Customers who have chosen to implement their preferred disk arrays can also select their optimal RAID configurations. Since a RAID configuration spans multiple disks, load balancing is optimized, increased throughput and bandwidth are accomplished, and protection against single-disk failures is ensured to prevent any data corruption. As a result, online disk maintenance (such as defragmenting file systems or adding new disks or volumes) can be performed while the system is in operation with the Veritas tools.
All of these features combine to provide customers with a fast recovery (if needed) and with continuous service for planned and unplanned outages--critical to organizations requiring a high level of availability.

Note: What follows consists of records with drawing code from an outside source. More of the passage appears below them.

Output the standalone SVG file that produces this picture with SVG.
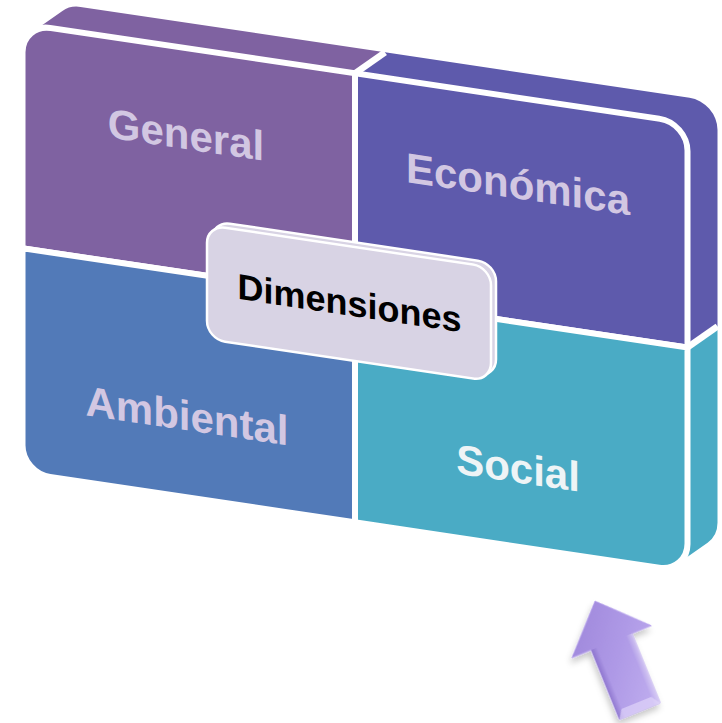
<svg xmlns="http://www.w3.org/2000/svg" width="722" height="723" viewBox="0 0 722 723">
<defs>
<style>
.q{stroke:#ffffff;stroke-width:6;stroke-linejoin:round}
.side{stroke:none}
.div{stroke:#ffffff;stroke-width:6;stroke-linecap:butt}
.gen{fill:#7F62A1}
.eco{fill:#5E5AAC}
.amb{fill:#527AB8}
.soc{fill:#4AABC5}
.lbl{font-family:"Liberation Sans",Arial,sans-serif;font-weight:bold;font-size:42px;text-anchor:middle}
.lav{fill:#D2C7E2}
.wht{fill:#EEF4F6}
.box{fill:#D8D3E4;stroke:#ffffff;stroke-width:2.5}
.boxtxt{font-family:"Liberation Sans",Arial,sans-serif;font-weight:bold;font-size:36px;text-anchor:middle;fill:#000000}
</style>
<linearGradient id="arrowGrad" x1="0" y1="0" x2="1" y2="1">
<stop offset="0" stop-color="#9A82D8"/>
<stop offset="0.5" stop-color="#AE99E6"/>
<stop offset="1" stop-color="#C6B5F2"/>
</linearGradient>
<linearGradient id="bevel" x1="0" y1="0" x2="1" y2="0">
<stop offset="0" stop-color="#7C62C2" stop-opacity="0.6"/>
<stop offset="0.15" stop-color="#7C62C2" stop-opacity="0"/>
<stop offset="0.85" stop-color="#ffffff" stop-opacity="0"/>
<stop offset="1" stop-color="#ffffff" stop-opacity="0.35"/>
</linearGradient>
<filter id="shadow" x="-30%" y="-30%" width="160%" height="160%">
<feDropShadow dx="-3" dy="4" stdDeviation="3" flood-color="#000000" flood-opacity="0.22"/>
</filter>
</defs>
<g transform="matrix(1,0.149,0,1,22.5,23.8)">
<g id="slab-sides">
<path class="side gen" d="M0,224.5 L0,28 A28,28 0 0 1 9.9,6.7 L39.9,-18.8 A28,28 0 0 1 58,-25.5 L362.5,-25.5 L332.5,0 L332.5,224.5 Z"/>
<path class="side eco" d="M332.5,224.5 L332.5,0 L362.5,-25.5 L667,-25.5 A28,28 0 0 1 695,2.5 L695,199 L665,224.5 Z"/>
<path class="side soc" d="M332.5,224.5 L665,224.5 L695,199 L695,395.5 A28,28 0 0 1 685.1,416.8 L655.1,442.3 A28,28 0 0 1 637,449 L332.5,449 Z"/>
<line class="div" x1="332.5" y1="0" x2="362.5" y2="-25.5"/>
<line class="div" x1="665" y1="224.5" x2="695" y2="199"/>
</g>
<g id="general">
<path class="q gen" d="M0,224.5 L0,28 A28,28 0 0 1 28,0 L332.5,0 L332.5,224.5 Z"/>
<text class="lbl lav" x="163.5" y="101">General</text>
</g>
<g id="economica">
<path class="q eco" d="M332.5,0 L637,0 A28,28 0 0 1 665,28 L665,224.5 L332.5,224.5 Z"/>
<text class="lbl lav" x="495.5" y="101">Económica</text>
</g>
<g id="ambiental">
<path class="q amb" d="M0,224.5 L332.5,224.5 L332.5,449 L28,449 A28,28 0 0 1 0,421 Z"/>
<text class="lbl lav" x="164.5" y="382">Ambiental</text>
</g>
<g id="social">
<path class="q soc" d="M332.5,224.5 L665,224.5 L665,421 A28,28 0 0 1 637,449 L332.5,449 Z"/>
<text class="lbl wht" x="495.5" y="385">Social</text>
</g>
<g id="dimensiones">
<rect class="box" x="189.5" y="169" width="284" height="114" rx="18" ry="18"/>
<rect class="box" x="184.5" y="173.7" width="284" height="114" rx="18" ry="18"/>
<text class="boxtxt" x="327" y="243">Dimensiones</text>
</g>
</g>
<g id="arrow" transform="translate(595,601) rotate(-22.1)" filter="url(#shadow)">
<path d="M0,0 L43,44 L22,44 L22,119 L-22,119 L-22,44 L-43,44 Z" fill="url(#arrowGrad)" stroke="#BCA9EE" stroke-width="1"/>
<path d="M-22,44 L22,44 L22,119 L-22,119 Z" fill="url(#bevel)"/>
<path d="M-22,119 L22,119 L16,110 L-16,110 Z" fill="#E6DCFB" opacity="0.6"/>
</g>
</svg>
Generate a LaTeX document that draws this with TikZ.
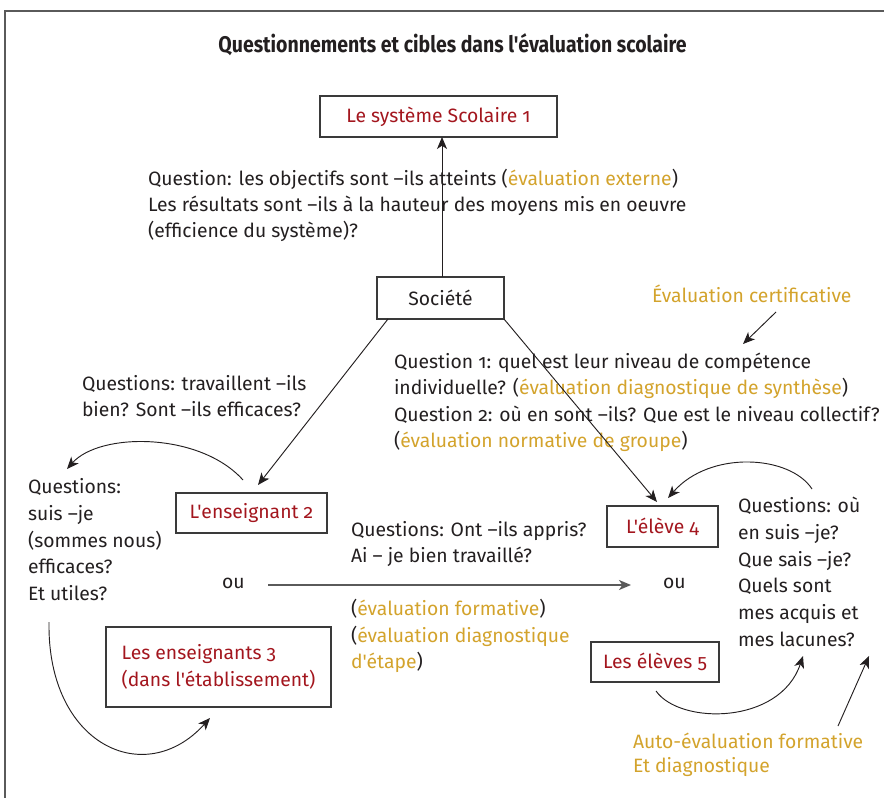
\documentclass[tikz,border=0pt]{standalone}
\usepackage{fontspec}
\newfontfamily\ff[Numbers=OldStyle]{Fira Sans}
\usetikzlibrary{arrows.meta,calc}
\definecolor{txt}{HTML}{231F20}
\definecolor{rouge}{HTML}{A3161E}
\definecolor{gold}{HTML}{D3A32C}
\definecolor{framec}{HTML}{5A5A5A}
\definecolor{boxc}{HTML}{3A3A3A}
\newcommand{\gd}[1]{\textcolor{gold}{#1}}
\begin{document}
\begin{tikzpicture}[x=0.75pt,y=-0.75pt,
  every node/.style={inner sep=0pt,outer sep=0pt,text=txt,font=\ff\fontsize{14.5}{20}\selectfont},
  lbl/.style={anchor=base west},
  boxn/.style={draw=boxc,line width=1.1pt,text=rouge},
  arr/.style={draw=txt,line width=0.7pt,-{Stealth[length=9pt,width=7.5pt,inset=2.5pt]}},
  garr/.style={draw=framec,line width=1.1pt,-{Stealth[length=9pt,width=7.5pt,inset=2.5pt]}}]
\useasboundingbox (0,0) rectangle (884,798);
\draw[framec,line width=1.5pt] (5,798) -- (5,11) -- (884,11);

% title
\node[anchor=base,font=\ff\fontsize{17}{20}\bfseries,xscale=0.86,transform shape] (title) at (452.5,53) {Questionnements et cibles dans l'évaluation scolaire};

% boxes
\node[boxn,minimum width=177.75pt,minimum height=30.75pt] (sys) at (438.5,116.5) {Le système Scolaire 1};
\node[boxn,text=txt,minimum width=95.25pt,minimum height=31.5pt] (soc) at (440.5,298) {Société};
\node[boxn,minimum width=113.25pt,minimum height=30pt] (ens) at (251.5,513) {L'enseignant 2};
\node[boxn,minimum width=168.75pt,minimum height=60pt,align=left] (ens3) at (218.5,667) {Les enseignants 3\\(dans l'établissement)};
\node[boxn,minimum width=83.25pt,minimum height=30.75pt] (eleve) at (662.5,526.5) {L'élève 4};
\node[boxn,minimum width=96pt,minimum height=30pt] (eleves) at (655,662) {Les élèves 5};

% block A
\node[lbl] (a1) at (148,186) {Question: les objectifs sont –ils atteints (\gd{évaluation externe})};
\node[lbl] (a2) at (148,212) {Les résultats sont –ils à la hauteur des moyens mis en oeuvre};
\node[lbl] (a3) at (148,238) {(efficience du système)?};

% certificative
\node[lbl,text=gold] (cert) at (652,302) {Évaluation certificative};

% block B
\node[lbl] (b1) at (394,368) {Question 1: quel est leur niveau de compétence};
\node[lbl] (b2) at (394,394) {individuelle? (\gd{évaluation diagnostique de synthèse})};
\node[lbl] (b3) at (394,421) {Question 2: où en sont –ils? Que est le niveau collectif?};
\node[lbl] (b4) at (394,447) {(\gd{évaluation normative de groupe})};

% block C
\node[lbl] (c1) at (82,390) {Questions: travaillent –ils};
\node[lbl] (c2) at (82,416) {bien? Sont –ils efficaces?};

% block D
\node[lbl] (d1) at (28,493) {Questions:};
\node[lbl] (d2) at (28,520) {suis –je};
\node[lbl] (d3) at (28,547) {(sommes nous)};
\node[lbl] (d4) at (28,573) {efficaces?};
\node[lbl] (d5) at (28,600) {Et utiles?};

% ou
\node[lbl] (ouL) at (222,588) {ou};
\node[lbl] (ouR) at (663,588) {ou};

% block E
\node[lbl] (e1) at (351,536) {Questions: Ont –ils appris?};
\node[lbl] (e2) at (351,562) {Ai – je bien travaillé?};

% block F
\node[lbl] (f1) at (351,615) {(\gd{évaluation formative})};
\node[lbl] (f2) at (351,642) {(\gd{évaluation diagnostique}};
\node[lbl] (f3) at (351,668) {\gd{d'étape})};

% block G
\node[lbl] (g1) at (738,512) {Questions: où};
\node[lbl] (g2) at (738,539) {en suis –je?};
\node[lbl] (g3) at (738,566) {Que sais –je?};
\node[lbl] (g4) at (738,592) {Quels sont};
\node[lbl] (g5) at (738,619) {mes acquis et};
\node[lbl] (g6) at (738,646) {mes lacunes?};

% block H
\node[lbl,text=gold] (h1) at (633,748) {Auto-évaluation formative};
\node[lbl,text=gold] (h2) at (633,772) {Et diagnostique};

% coordinates
\coordinate (certS) at (776,312);
\coordinate (certT) at (743,344);
\coordinate (ensT) at (258,485);
\coordinate (elT) at (657,502);
\coordinate (hS) at (268,585);
\coordinate (hT) at (631,585);
\coordinate (c1s) at (243,480);
\coordinate (c1t) at (67,469);
\coordinate (c2s) at (49,622);
\coordinate (c2t) at (210,718);
\coordinate (c3s) at (812,489);
\coordinate (c3t) at (668,498);
\coordinate (c4s) at (656,691);
\coordinate (c4t) at (803,656);
\coordinate (c5s) at (838,726);
\coordinate (c5t) at (869,656);

% connectors
\draw[arr] (soc.north -| 442,0) -- (sys.south -| 442,0);
\draw[arr] ($(soc.south west)+(11,0)$) -- (ensT);
\draw[arr] (soc.south east) -- (elT);
\draw[arr] (certS) -- (certT);
\draw[garr] (hS) -- (hT);
\draw[arr] (c1s) .. controls (200,432) and (100,432) .. (c1t);
\draw[arr] (c2s) .. controls (47,745) and (145,790) .. (c2t);
\draw[arr] (c3s) .. controls (790,455) and (710,450) .. (c3t);
\draw[arr] (c4s) .. controls (680,725) and (780,725) .. (c4t);
\draw[arr] (c5s) -- (c5t);
\end{tikzpicture}
\end{document}
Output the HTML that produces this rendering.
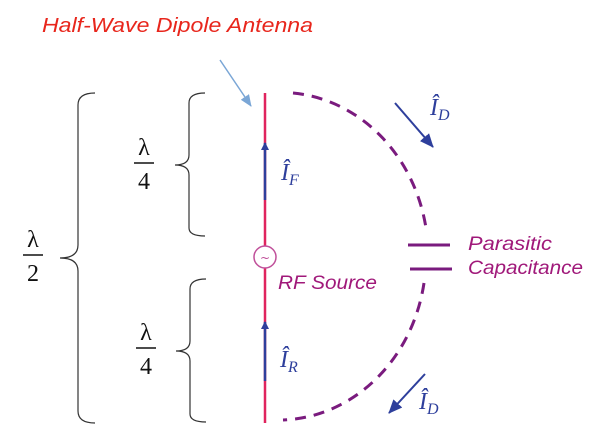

The Cisco Transport Manager High-Availability Solution provides a resilient, flexible, carrier-class optical management solution. With the solution, the risk of losing data is significantly reduced and the Cisco Transport Manager platform is optimized to provide continuous service if a failure does occur. The solution maximizes revenue and customer satisfaction by minimizing downtime in the event of a disaster or unforeseen network interruption.